339152_web_R_B_by_RainerSturm_pixelio.deNeben der eigentlichen Lektüre des Titels steht für mich die Heranschaffung zusätzlicher Informationen im Vordergrund:

  • Welche Daten und Fakten gibt es zur Autorin oder zum Autor? Das kann eine Autorenwebsite sein, oder Interviews. Zu manchen gibt es auch Artikel in verschiedenen Datenbanken z. B. Wikipedia oder Fembio.  Rezensionen anderer lese ich dann auch. Je nachdem wie unbekannt die Autorin ist, wird es da auch schon mal eng. Debuts z. B. sind spannend – aber Hintergrundwissen ist oft schwer zu beschaffen.
  • Um welche Art von Buch handelt es sich? Briefroman, Innerer Monolog, Familienroman – hier benötige ich dann Details zu Gattung und Stilkunde. Beim Briefroman z. B. geht es auch um gesellschaftliche Veränderungen zur Entstehungszeit in der Aufklärung.
  • Bei manchen Titeln müssen historische Hintergründe beleuchtet werden. Da suche ich dann belastbares Material zu Ereignissen, die entweder im Buch eine Rolle spielen oder die Entstehung beeinflusst haben.

Wenn dann alle um den großen Tisch sitzen, geht es mit einer Runde „Erster Eindruck“ oder „Was wollen Sie sofort sagen?“ los. Das ist so eine lockere Diskussion, assoziativ und erst einmal „ziellos“. In der Regel dauert das nicht länger als 15 bis 20 Minuten. Dann bin ich als Referentin dran: Ich erzähle was zur Autorin oder zur Gattung oder zur Zeit oder alles (s. o.) Danach geht’s dann in die Tiefe. Je nach Buch habe ich ein paar Fragen mitgebracht, die meiner Meinung nach berücksichtigt werde sollten.

Und nun geht’s richtig zur Sache. Neben meinen Informationen spielen nun die Lektüreeindrücke und auch die Lebensgeschichten der Versammelten eine Rolle: Manche Szene wird mit eigenen Erfahrungen in Zusammenhang gebracht. Ein anderes Mal steht ein gesellschaftlicher Aspekt im Vordergrund: Bei „Suna“ z. B. Änderungen im Adoptionsrecht, bei „Fabian“ war es die Rolle der Frau in der Gesellschaft.

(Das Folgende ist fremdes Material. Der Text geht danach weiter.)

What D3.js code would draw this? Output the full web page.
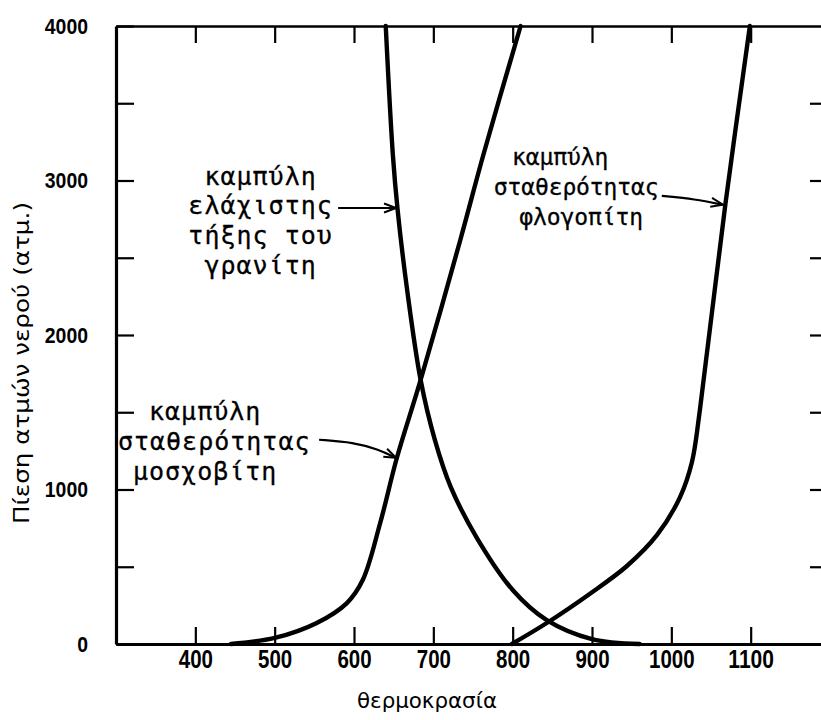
<!DOCTYPE html>
<html>
<head>
<meta charset="utf-8">
<script src="https://cdn.jsdelivr.net/npm/d3@7"></script>
<style>
  html, body { margin: 0; padding: 0; background: #ffffff; }
  svg { display: block; }
</style>
</head>
<body>
<svg id="chart" width="821" height="720"></svg>
<script>
// ---------------- DATA ----------------
const xTickValues = [400, 500, 600, 700, 800, 900, 1000, 1100];
const yTickValues = [0, 500, 1000, 1500, 2000, 2500, 3000, 3500, 4000];
const yTickLabels = [0, 1000, 2000, 3000, 4000];
const xTitle = "θερμοκρασία";
const yTitle = "Πίεση ατμών νερού (ατμ.)";

// granite minimum melting curve (temperature °C, pressure atm)
const graniteT = [640, 649, 655, 667, 684, 702, 722, 755, 800, 843, 900, 960];
const graniteP = [4000, 3165, 2809, 2291, 1709, 1320, 1016, 686, 350, 155, 32, 0];

// muscovite stability curve
const muscoviteT = [445, 500, 553, 591, 611, 633, 654, 684, 734, 763, 810];
const muscoviteP = [0, 39, 136, 265, 414, 783, 1204, 1709, 2615, 3165, 4000];

// phlogopite stability curve
const phlogopiteT = [799, 843, 897, 944, 982, 1011, 1026, 1036, 1068, 1099];
const phlogopiteP = [0, 136, 324, 505, 706, 951, 1178, 1515, 2841, 4000];

const graniteLabel = ["καμπύλη", "ελάχιστης", "τήξης του", "γρανίτη"];
const muscoviteLabel = ["καμπύλη", "σταθερότητας", "μοσχοβίτη"];
const phlogopiteLabel = ["καμπύλη", "σταθερότητας", "φλογοπίτη"];

// ---------------- DRAWING ----------------
const svg = d3.select("#chart");
svg.append("rect").attr("width", 821).attr("height", 720).attr("fill", "#ffffff");

const x = d3.scaleLinear().domain([300, 1200]).range([116, 830]);
const y = d3.scaleLinear().domain([0, 4000]).range([644, 26]);

const defs = svg.append("defs");
defs.append("marker")
  .attr("id", "arrow")
  .attr("markerUnits", "userSpaceOnUse")
  .attr("markerWidth", 16).attr("markerHeight", 12)
  .attr("refX", 13).attr("refY", 6)
  .attr("orient", "auto")
  .append("path")
  .attr("d", "M1,1.5 L13,6 L1,10.5")
  .attr("fill", "none").attr("stroke", "#000").attr("stroke-width", 2);

function styleAxis(g, width) {
  g.select(".domain").attr("stroke", "#000").attr("stroke-width", width);
  g.selectAll(".tick line").attr("stroke", "#000").attr("stroke-width", 2.2);
}

const gLeft = svg.append("g").attr("transform", `translate(${x(300)},0)`)
  .call(d3.axisLeft(y).tickValues(yTickValues)
    .tickFormat(d => yTickLabels.includes(d) ? String(d) : "")
    .tickSizeInner(-18).tickSizeOuter(0).tickPadding(28));
styleAxis(gLeft, 3.2);
gLeft.selectAll("text")
  .attr("font-family", "'Liberation Sans', Arial, sans-serif")
  .attr("font-weight", "bold")
  .attr("font-size", 22)
  .attr("fill", "#000")
  .each(function(d) {
    const s = yTickLabels.includes(d) ? String(d) : "";
    if (s.length) d3.select(this).attr("textLength", s.length * 10.8).attr("lengthAdjust", "spacingAndGlyphs");
  });

const gBottom = svg.append("g").attr("transform", `translate(0,${y(0)})`)
  .call(d3.axisBottom(x).tickValues(xTickValues)
    .tickSizeInner(-17).tickSizeOuter(0).tickPadding(6).tickFormat(d3.format("d")));
styleAxis(gBottom, 3.2);
gBottom.selectAll("text")
  .attr("font-family", "'Liberation Sans', Arial, sans-serif")
  .attr("font-weight", "bold")
  .attr("font-size", 25)
  .attr("fill", "#000")
  .each(function(d) {
    const s = String(d);
    d3.select(this).attr("textLength", s.length * 11.4).attr("lengthAdjust", "spacingAndGlyphs");
  });

const gTop = svg.append("g").attr("transform", `translate(0,${y(4000)})`)
  .call(d3.axisTop(x).tickValues(xTickValues)
    .tickSizeInner(-17).tickSizeOuter(0).tickFormat(""));
styleAxis(gTop, 2.6);

const gRight = svg.append("g").attr("transform", `translate(${x(1200)},0)`)
  .call(d3.axisRight(y).tickValues(yTickValues.filter(v => v > 0 && v < 4000))
    .tickSizeInner(-20).tickSizeOuter(0).tickFormat(""));
styleAxis(gRight, 3);

// titles
svg.append("text")
  .attr("x", 427).attr("y", 708)
  .attr("text-anchor", "middle")
  .attr("font-family", "'DejaVu Sans', sans-serif")
  .attr("font-size", 22)
  .attr("textLength", 140).attr("lengthAdjust", "spacingAndGlyphs")
  .text(xTitle);

svg.append("text")
  .attr("transform", `translate(29, 363) rotate(-90)`)
  .attr("text-anchor", "middle")
  .attr("font-family", "'DejaVu Sans', sans-serif")
  .attr("font-size", 21)
  .attr("textLength", 322).attr("lengthAdjust", "spacingAndGlyphs")
  .text(yTitle);

// curves
const line = d3.line().x(d => x(d[0])).y(d => y(d[1])).curve(d3.curveCatmullRom.alpha(0.5));
function drawCurve(T, P) {
  svg.append("path")
    .datum(T.map((t, i) => [t, P[i]]))
    .attr("d", line)
    .attr("fill", "none")
    .attr("stroke", "#000")
    .attr("stroke-width", 4.4)
    .attr("stroke-linejoin", "round")
    .attr("stroke-linecap", "round");
}
drawCurve(graniteT, graniteP);
drawCurve(muscoviteT, muscoviteP);
drawCurve(phlogopiteT, phlogopiteP);

// labels
function drawLabel(lines, anchorT, anchorP, offsets, size, spacing, lineH) {
  const g = svg.append("g");
  lines.forEach((s, i) => {
    g.append("text")
      .attr("x", x(anchorT) + offsets[i])
      .attr("y", y(anchorP) + i * lineH)
      .attr("dy", "0.3em")
      .attr("text-anchor", "middle")
      .attr("font-family", "'DejaVu Sans Mono', monospace")
      .attr("font-size", size)
      .attr("letter-spacing", spacing)
      .attr("fill", "#000")
      .attr("stroke", "#000")
      .attr("stroke-width", 0.3)
      .text(s);
  });
}
drawLabel(graniteLabel, 481, (644 - 177) / 0.1545, [1, 1, 1, 1], 25, 1.0, 29.7);
drawLabel(muscoviteLabel, 420, (644 - 412) / 0.1545, [-6, 3, -6], 25, 1.0, 30);
drawLabel(phlogopiteLabel, 880, (644 - 158) / 0.1545, [-16, 0, 5], 23, -0.1, 30);

// arrows
const arrowLine = d3.line().x(d => x(d[0])).y(d => y(d[1])).curve(d3.curveBasis);
function drawArrow(pts) {
  svg.append("path")
    .attr("d", arrowLine(pts))
    .attr("fill", "none")
    .attr("stroke", "#000")
    .attr("stroke-width", 2.2)
    .attr("marker-end", "url(#arrow)");
}
drawArrow([[580, 2822], [620, 2822], [653, 2822]]);
drawArrow([[556, 1322], [600, 1305], [630, 1260], [653, 1205]]);
drawArrow([[988, 2900], [1030, 2880], [1065, 2843]]);
</script>
</body>
</html>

Stil und Plot werden natürlich auch behandelt. Und da gibt es dann schon mal Kritik, von der ich denke, dass sie im Beisein der Autorin oder des Autors eher als Frage formuliert würde.  Leser und Leserinnen können ja sowas von kritisch sein …

Am schönsten ist es für mich als „Literaturvermittlerin“, wenn am Ende jemand mit vielen Kritikpunkten am Buch sagt, dass es nun eine zweite Chance bekommt – wegen der Diskussion und der zusätzlichen Informationen.